Genau darum geht es, wenn wir fordern, dass der Staat die Menschenrechte unbedingt achten muss, im In- und Ausland. Im Krieg gegen den Terror hat der Westen viel an Legitimation verloren.

Mit zweierlei Maß zu messen führt zu einem Glaubwürdigkeitsproblem. Gerade angesichts des Frontalangriffs auf die Menschenrechte, wie wir ihn jetzt erleben, der ja mit Al Qaida begann. Die schrieben sich das Ende von Menschen- und Bürgerrechten geradezu auf die Fahnen. Ob es gegen die Gleichheit der Geschlechter geht oder Lügenpresse-Vorwürfe gemacht werden.

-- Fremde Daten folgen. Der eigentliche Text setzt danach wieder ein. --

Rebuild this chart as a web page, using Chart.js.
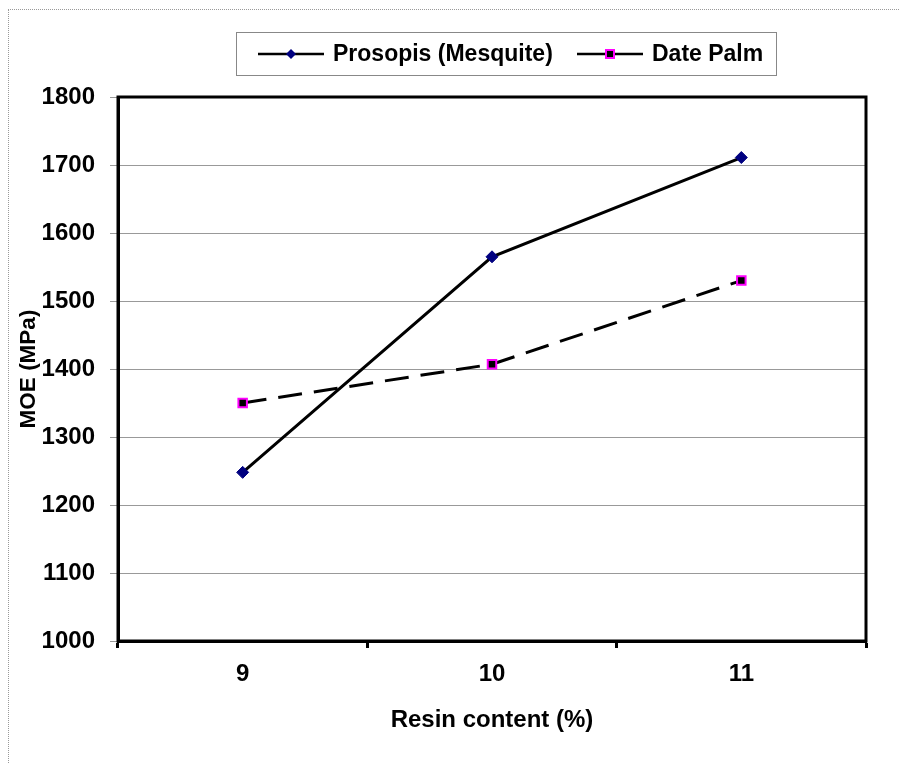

Im Zentrum steht: Wir wollen diese Rechte gar nicht. Auch der Hohn gegen sogenannte Gutmenschen gehört dazu.  

Und was sagen Sie, die Sie seit vielen Jahren Menschenrechtspolitik machen, denen, die das für eine Schönwetterveranstaltung halten?

Jede Diskriminierung, jedes Abschneiden von Chancen trägt den Keim gewaltsamer Auseinandersetzung in sich. Alle Kriege, alle Auseinandersetzungen, auch in Europa, hatten und haben diesen Keim. Es beginnt immer mit sozialer, religiöser, kultureller Diskriminierung. In der Ukraine, in Syrien, aber auch im Wahlkampf in Frankreich.

Menschenrechte sind kein Luxus, sondern die Grundlage friedlichen Zusammenlebens. Und wir müssen uns für sie einsetzen, in zunehmend diversen Gesellschaften wie den europäischen erst recht.

Ich habe meine Großeltern gefragt: Was habt ihr denn getan, als der Weimarer Republik die Demokraten fehlten? Wir sollten nicht warten, bis unsere Enkel uns fragen, was wir denn getan haben, als die Menschenrechte unter die Räder gerieten.